I checked in with Sam at the 90-day mark. Here is what happened.

  • Sam stayed true to his word and did not miss a Friday email. He said at first it was extra work for him, but after doing it several times, he started to take notes during his meetings to cut down on trying to remember what happened. 
  • After reporting on team projects for several weeks, the reports became easy updates.
  • He began to notice that the team meetings were more engaging and it seemed that people were starting to trust each other again. They were laughing, and sharing ideas, and he noticed they started talking about the fun things they did over the weekend.
  • About six to seven weeks in, a couple of his team members submitted their version of “This is what I know.” It was an overview of the projects they were working on and the interaction they were having with their teammates. Sam was stunned, he had no idea they would do this, and they asked him if he would include their notes at the end of his email. Sam did and the number of team members who submitted their version of “This is what I know” increased.

Six months after he started sending his Friday email, his Team Lead came to my office, she said she wanted to thank me for her job. I asked what she meant. She told me that she was ready to leave the organization because she had lost hope. The work we did together that day six months ago and her boss’s honest commitment to making a difference changed everything for her. 

Four years later Sam still writes his “This is what I know” email every Friday and has become an influential leader. 

The bottom line

If someone ever figures out this five-day workweek is bogus and we can be more productive working four or even three days a week, sign me up! Until then, let’s deliberately practice open, honest, and transparent communication. 

If people are so distraught on Monday we need to find out what is causing that. Maybe, we need to give them the actual script for the movie in their head instead of letting them direct their own horror show.

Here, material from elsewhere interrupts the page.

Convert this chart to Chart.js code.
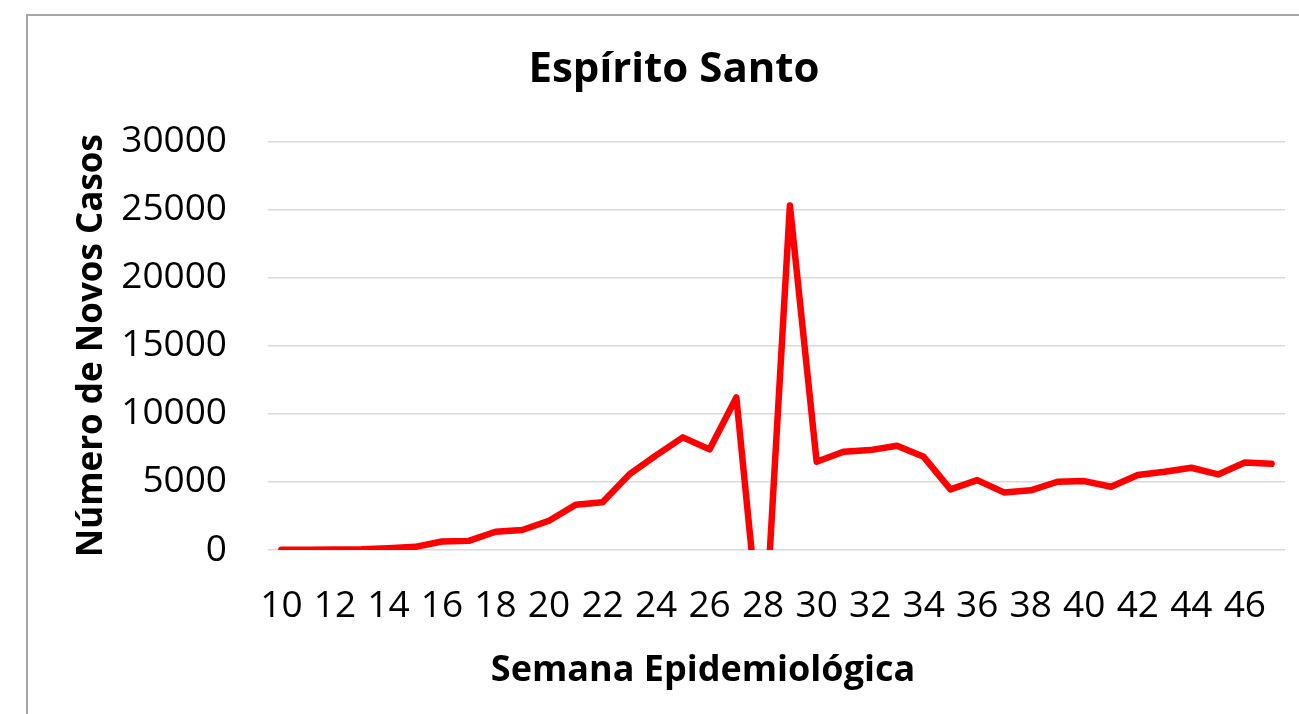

Exercise | Deliberate practice  

Are you faced with bare minimum or manic Mondays? try to identify the crucial behavior that’s feeding that experience for yourself or your team.


We have done a number of resilience training for individual teams across the organization. In all of our research, we have identified four skills that when practiced can help to mitigate the anxiety that creates the manic Monday.

  1. Find a purpose – When faced with a challenge try to focus on the things you can control and proceed with purpose. Make a plan and stick to it.
  2. Build connections – Prioritize healthy relationships within your team. Build a social support network to assist each other and develop your own social awareness. Be alert to the needs of the team and have a dialogue about them.
  3. Embrace healthy thought patterns – Work to maintain proper perspective. Practice realistic optimism (I’ve heard this expressed as practicing courage) even when the outlook might be challenging. Your staff looks to you to be their navigator through the rough waters. View change as an opportunity for growth and in the process embrace humor, a good laugh is very healthy, as long as you are not using humor at someone else’s expense. Tell a good clean dad or mom joke or pun, or better yet, be able to laugh at yourself, that keeps everyone out of trouble.
  4. Foster Wellness – Take care of your mental and physical health. Practice well-being for you and your staff. Allowing your staff to write their own weekend horror story for Monday is not healthy, for any of you.

In Sam’s example, one email at 10:00 a.m. every Friday made a difference and triggered all four skills in practicing resilience.  

Look for the real challenge or crucial behavior that is fostering an emotion or an emotional response. We can derail ourselves when we look for factors that aren’t there. If you don’t know where to start, sit down with your team and create a safe space to have open, honest, and transparent dialogue.

Ask yourself the question, “What don’t I know?” Then think about your staff asking themselves the question “What don’t I know?”, and watch them create their own story.

Don’t wait for tomorrow, tomorrow never comes. What you have is today and this is the best time to begin anything.